Pibe, cosa fa adesso?
«Vivo sempre per il calcio, a modo mio. Alleno una squadra di under 17, così sto tranquillo, niente pressioni. Gioco partite di calcio amatoriale, ma con serietà massima: se voglio fare un tunnel, lo faccio. Se invece il tunnel lo fanno a me, mollo una “patada”, un bel calcione. E se mi fanno giocare dall’inizio, sono felice, ma dopo non voglio uscire, grazie. Poi guardo sempre calcio in tv, e vado in giro, mi piace viaggiare. Ma tutto coi miei tempi. Ho sempre fatto le cose con calma, compreso l’esordio in nazionale: a 24 anni».
Oggi la Colombia inizia il suo Mondiale, sensazioni?
«Siamo forti. James, Falcao, Cuadrado, Ospina, giocatori eccellenti, e hanno già l’esperienza di 4 anni fa, quando perdemmo dal Brasile nei quarti. E Pekerman è un grande allenatore. Ha preso nello staff Cambiasso e da noi c’è stata polemica, perché è un altro argentino. Ma io dico che se uno è bravo, e quei due lo sono di sicuro, può aiutare la Colombia».

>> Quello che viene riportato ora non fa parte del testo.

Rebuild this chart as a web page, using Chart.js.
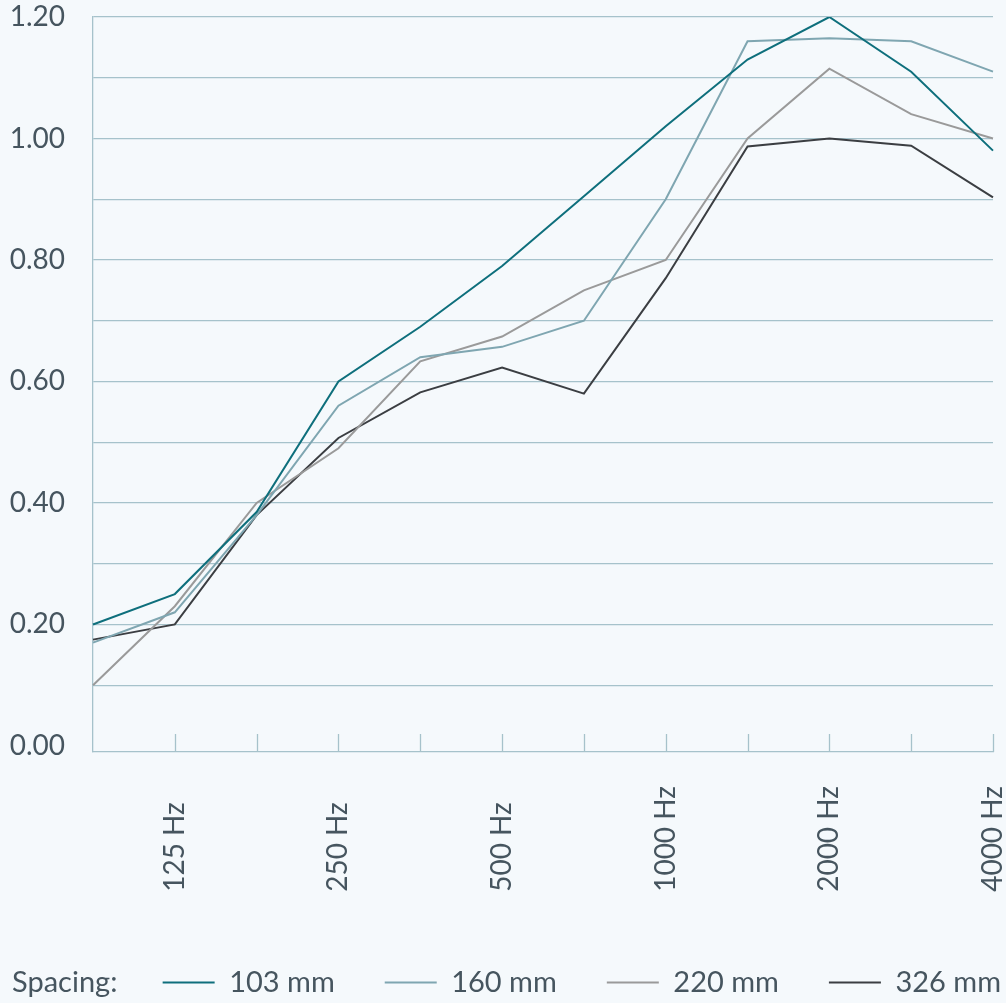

Poi c’è il colombiano Osorio, che allena il Messico e ha già battuto la Germania.
«In Europa lo conoscete poco ma vi assicuro che è un numero 1. Punta tutto sul lavoro, sulla disciplina, ha mentalità vincente. Porterà il Messico ben oltre gli ottavi».
Lei continua a essere un mito per chiunque, per le sue imprese calcistiche e per la sua celebre capigliatura.
«Confesso, è un grande piacere. Con quella Colombia negli anni Novanta siamo stati in tre Mondiali, abbiamo dato lustro al nostro paese. È una soddisfazione che dura tutta la vita, ricordi meravigliosi. Nella mia città, Santa Marta, c’è la mia statua di quasi 7 metri davanti allo stadio, mi sa che è la più grande del mondo per uno sportivo, o quasi. A Capodanno la gente ci va in processione. Quanto ai miei capelli, decisi di tingermeli a 18 anni e non ho più smesso. Piacciono a tutti tranne a mia madre, che mi faceva sempre vedere una foto di quando avevo 17 anni e mi diceva: “Guarda com’eri bello qua, e come sei brutto adesso”».
La sua Colombia era tutta gioco corto e tecnica.
«Con Maturana arrivammo al massimo, lui era uno stratega magnifico. Esaltò le nostre qualità, ma in settimana si lavorava di brutto sulla tattica e pure sulla preparazione atletica, non credete. Anche io dovevo, sennò non giocavo. Poi arrivava la partita e lui non aveva nulla da dire, scriveva solo sulla lavagna i nomi degli 11, tanto in settimana aveva già detto e fatto tutto. Al Mondiale di Italia ’90 ci tradì quell’errore di Higuita, che sbagliò il dribbling su Milla col Camerun, ma non gliene ho mai voluto: lui era lo stesso se giocava in spiaggia o a Wembley, era fatto così, era il suo bello. Nel 1994 avevamo la squadra più forte di sempre, ma perdemmo la prima con la Romania, che ci fregò in contropiede, poi con gli Usa l’autogol di Escobar, e addio. Poi lo uccisero, povero Andrès, ma quelli erano anni brutti, in Colombia si viveva nella paura».
Ora il calcio è cambiato parecchio, si direbbe.
«Completamente. La mia Colombia, e il calcio di quegli anni, era ancora pura tecnica.
Adesso è proprio un’altra cosa, corrono tutti come matti. Ma dove vanno? Mi piacciono quelli che mettono ancora la tecnica al primo posto: il Brasile, l’Argentina, la Germania, le mie favorite. La Spagna non so, cambiare un allenatore in quel modo può essere pericoloso».
Messi, Cristiano Ronaldo e Neymar?
«Sempre Messi: sa fare tutto in campo, proprio tutto».
Ma con i vari Higuita e Asprilla vi vedete ancora?
«Ma certo. Quasi ogni sabato giochiamo ancora insieme, “los viejos”. Spesso contro i giornalisti colombiani della nostra età, quindi viejos pure loro».
Li straccerete.
«A volte invece pareggiamo. Ce ne sono di bravi, pure tra i giornalisti. E alcuni di loro si ostinano a correre troppo».